March 6: Busy day! Visited the train station to figure out tickets for friend, then back up to the castle to see St. George’s Basilica, Golden Lane, and the National Gallery. After lunch at Lobkowitz, out and down into St. Nicholas Church, then back across the river to see the afternoon showing of “Don Giovanni” done by marionettes.

Aside: Prague is the city Mozart was living in when he completed his opera “Don Giovanni”. He was so enchanted by the city and its people; he rewarded them with the premiere of that opera. And now it’s done daily by puppets.

Ran some errands before friend popped of to Poland (how lovely that we can say things like that), and I was left to amuse myself.

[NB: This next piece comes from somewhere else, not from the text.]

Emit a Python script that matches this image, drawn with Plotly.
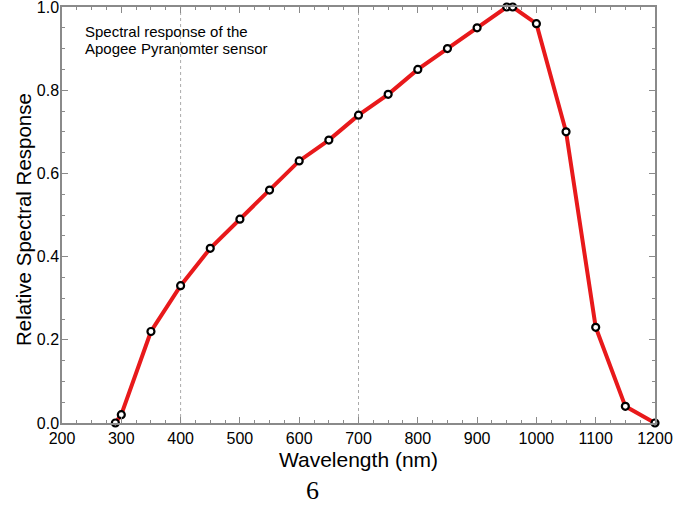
import plotly.graph_objects as go

wavelength = [290, 300, 350, 400, 450, 500, 550, 600, 650, 700, 750, 800,
              850, 900, 950, 960, 1000, 1050, 1100, 1150, 1200]
response = [0.0, 0.02, 0.22, 0.33, 0.42, 0.49, 0.56, 0.63, 0.68, 0.74, 0.79, 0.85,
            0.90, 0.95, 1.0, 1.0, 0.96, 0.70, 0.23, 0.04, 0.0]
ref_lines = [400, 700]
x_ticks = [200, 300, 400, 500, 600, 700, 800, 900, 1000, 1100, 1200]
y_ticks = [0.0, 0.2, 0.4, 0.6, 0.8, 1.0]

FONT = "Liberation Sans, Arial, sans-serif"
AX = "#8a8a8a"

fig = go.Figure()
fig.add_trace(go.Scatter(
    x=wavelength, y=response, mode="lines+markers",
    line=dict(color="#e8191b", width=4),
    marker=dict(symbol="circle", size=7, color="white",
                line=dict(color="black", width=2.2)),
    showlegend=False, cliponaxis=False, hoverinfo="skip",
))

for xv in ref_lines:
    fig.add_shape(type="line", x0=xv, x1=xv, y0=0, y1=1, xref="x", yref="y",
                  line=dict(color="#aaaaaa", width=1, dash="dot"), layer="below")

fig.update_layout(
    width=684, height=508,
    margin=dict(l=62, r=29, t=7, b=85),
    paper_bgcolor="white", plot_bgcolor="white",
    font=dict(family=FONT, color="black", size=15),
    xaxis=dict(
        range=[200, 1200], tickvals=x_ticks, ticks="inside", ticklen=6,
        tickcolor=AX, showline=True, linecolor=AX, linewidth=1.5, mirror="allticks",
        showgrid=False, zeroline=False, automargin=False, ticklabeloverflow="allow",
        minor=dict(dtick=25, ticks="inside", ticklen=3, tickcolor=AX, showgrid=False),
        tickfont=dict(size=16),
        title=dict(text="Wavelength (nm)", font=dict(size=21), standoff=6),
    ),
    yaxis=dict(
        range=[0, 1.0], tickvals=y_ticks, tickformat=".1f", ticks="inside", ticklen=6,
        tickcolor=AX, showline=True, linecolor=AX, linewidth=1.5, mirror="allticks",
        showgrid=False, zeroline=False, automargin=False, ticklabeloverflow="allow",
        ticklabelstandoff=-2,
        minor=dict(dtick=0.05, ticks="inside", ticklen=3, tickcolor=AX, showgrid=False),
        tickfont=dict(size=16),
    ),
    annotations=[
        dict(text="Relative Spectral Response", x=-0.064, y=0.488, xref="paper",
             yref="paper", textangle=-90, xanchor="center", yanchor="middle",
             showarrow=False, font=dict(size=20.5)),
        dict(text="Spectral response of the", x=0.0354, y=0.9423, xref="paper", yref="paper",
             xanchor="left", yanchor="middle", showarrow=False, font=dict(size=15)),
        dict(text="Apogee Pyranomter sensor", x=0.0354, y=0.9014, xref="paper", yref="paper",
             xanchor="left", yanchor="middle", showarrow=False, font=dict(size=15)),
        dict(text="6", x=0.4216, y=-0.202, xref="paper", yref="paper", showarrow=False,
             xanchor="center", yanchor="bottom",
             font=dict(family="Liberation Serif, Times New Roman, serif", size=26)),
    ],
)

fig.write_html("out.html", post_script="document.body.style.margin='0';",
               config={"displayModeBar": False})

March 7: Slept in a bit, as much as possible in a hostel setting, and then set off. I went back up to the Castle to try for the Old Palace, but it was closed for the day. Some great to-so was going on up there, with lots of big black cars with flags on them and extra soldiers, but it was far too cold to stick around. I finally left, paused for some coffee at Starbucks, and then climb the Astronomical Clock. Wonderful views of the city from up there, and a chance to see the tourists gather to watch the hour. After that I did some souvenir shopping, and finally went up to see the National Museum. Cute building, but the collection of dead animals was astounding. Not the best museum I’ve been too, but impressive to see that many dead things. And the room of fish only served to remind me that I really don’t see how people can eat those awful things. Got a dinner of Czech kielbasa off a roadside stand, and wound my way back home to pack.

March 8: Paused at the Easter markets on my way back to the airport, and then got home….somehow. And that was it really. I got to Prague, I had a relaxing trip. I saw wonderful people, a lovely city, and didn’t come home exhausted, like the Italy sojourn.